I arrived in Kansas City yesterday with flat expectations. After landing in the KC international airport I was fully prepared to be greeted with a landscape dominated by the horizon and bible-thumping middle Americans proselytizing me for my sinful yankee ways.

I was completely wrong.

Kansas City is beautiful, and the people couldn’t be friendlier. We’re staying at the Hotel Phillips less than two blocks from the Power & Light district, KC’s well designed downtown entertainment district. On the main concourse several franchise restaurants and bars surround a covered atrium reminiscent of the Vegas strip, with LED lighting fixtures and a pro audio system for us techies to drool over. Of course,  I’m not here to review the Kansas City nightlife. The USITT 50th anniversary conference called bright and early Wednesday morning so we retired to our rooms to rest up for the opening excitement.

First thing in the morning–after receiving my full conference pass–I met my companions in line for the Stage Expo opening. And what an Expo it is! Lighting fixtures, people flying systems, gels, drops, vinyl dance floors… a theatre geek’s dream, and LOTS of swag, I spent most of my time on the floor today getting the feel of things, I’ll be having some more in-depth conversations with presenters over the next few days.

After the Expo it was on to the first of many sound sessions; the first I attended was given by John Leonard, an internationally renowned sound designer from the UK. He began the session with a retrospective view of the last 50 years of sound design technology, contrasting the system for the 1960’s era West End production of Oliver, which consisted of 5 floor mics, 4 or 6 speakers, a single 100 watt amplifier and 78rpm vinyl disc playback with the contemporary production which uses over 100 speakers, three separate mixing consoles, highly complex processing equipment and over 50 wireless microphones for the same size cast. Overall I found the session interesting and informative, but not particularly useful as per my CURCA grant goals.

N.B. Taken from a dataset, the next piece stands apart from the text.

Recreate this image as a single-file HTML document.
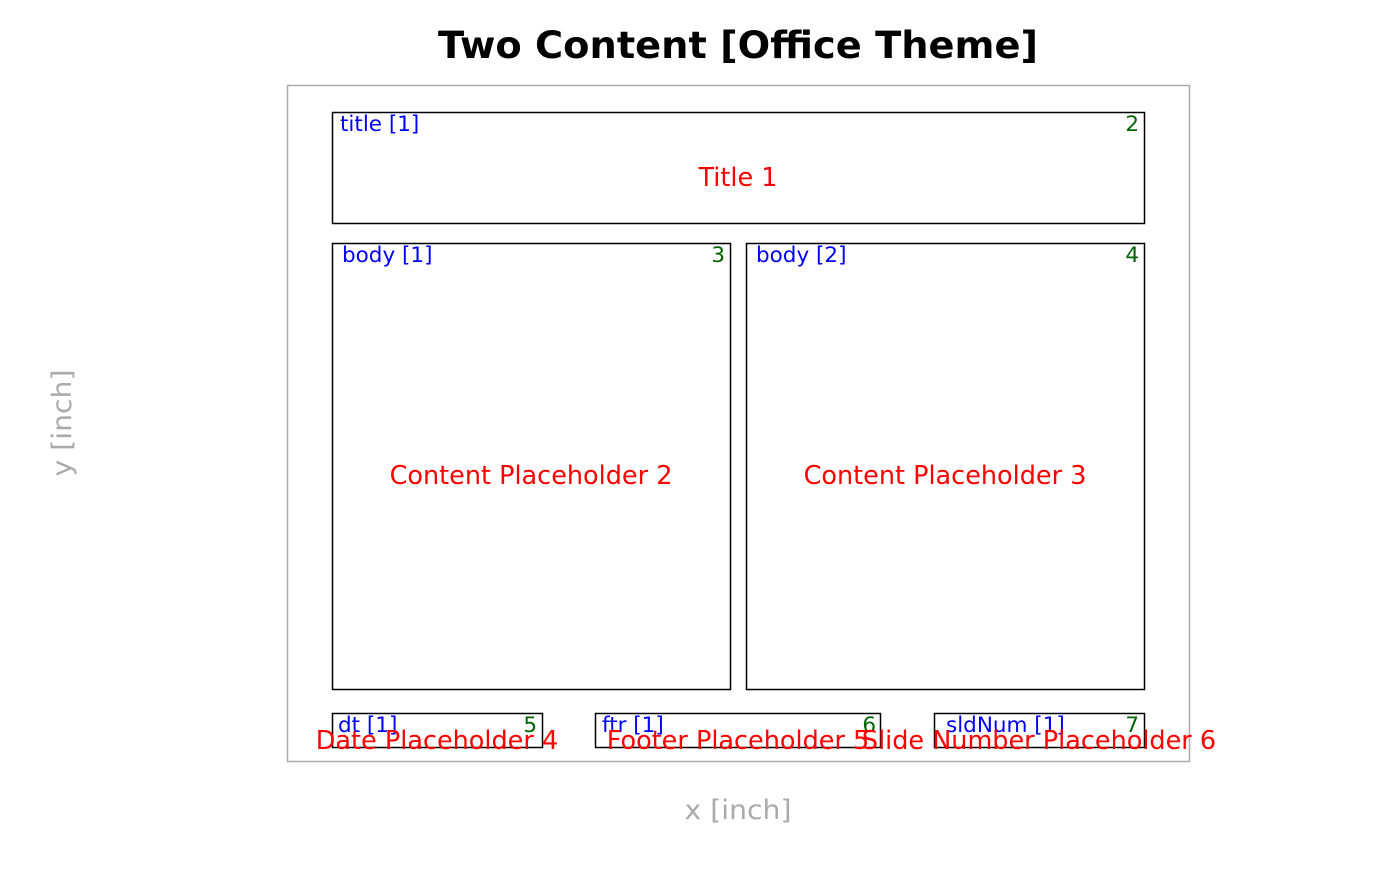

In the afternoon I attended ‘The art of sound for dance,’ a panel session featuring four prominent sound designers sharing their insights on the subject. I found this session tremendously useful, Darron West (resident sound designer and founding member of the SITI company) encouraged us to be more proactive in the rehearsal process with the final goal of creating a performance where “both sound and choreography can stand on their own and combine to create something magical.” Mr. West also commented that sound design for dance could use theatrical sound effects to open new worlds of creativity for both choreographer and designer.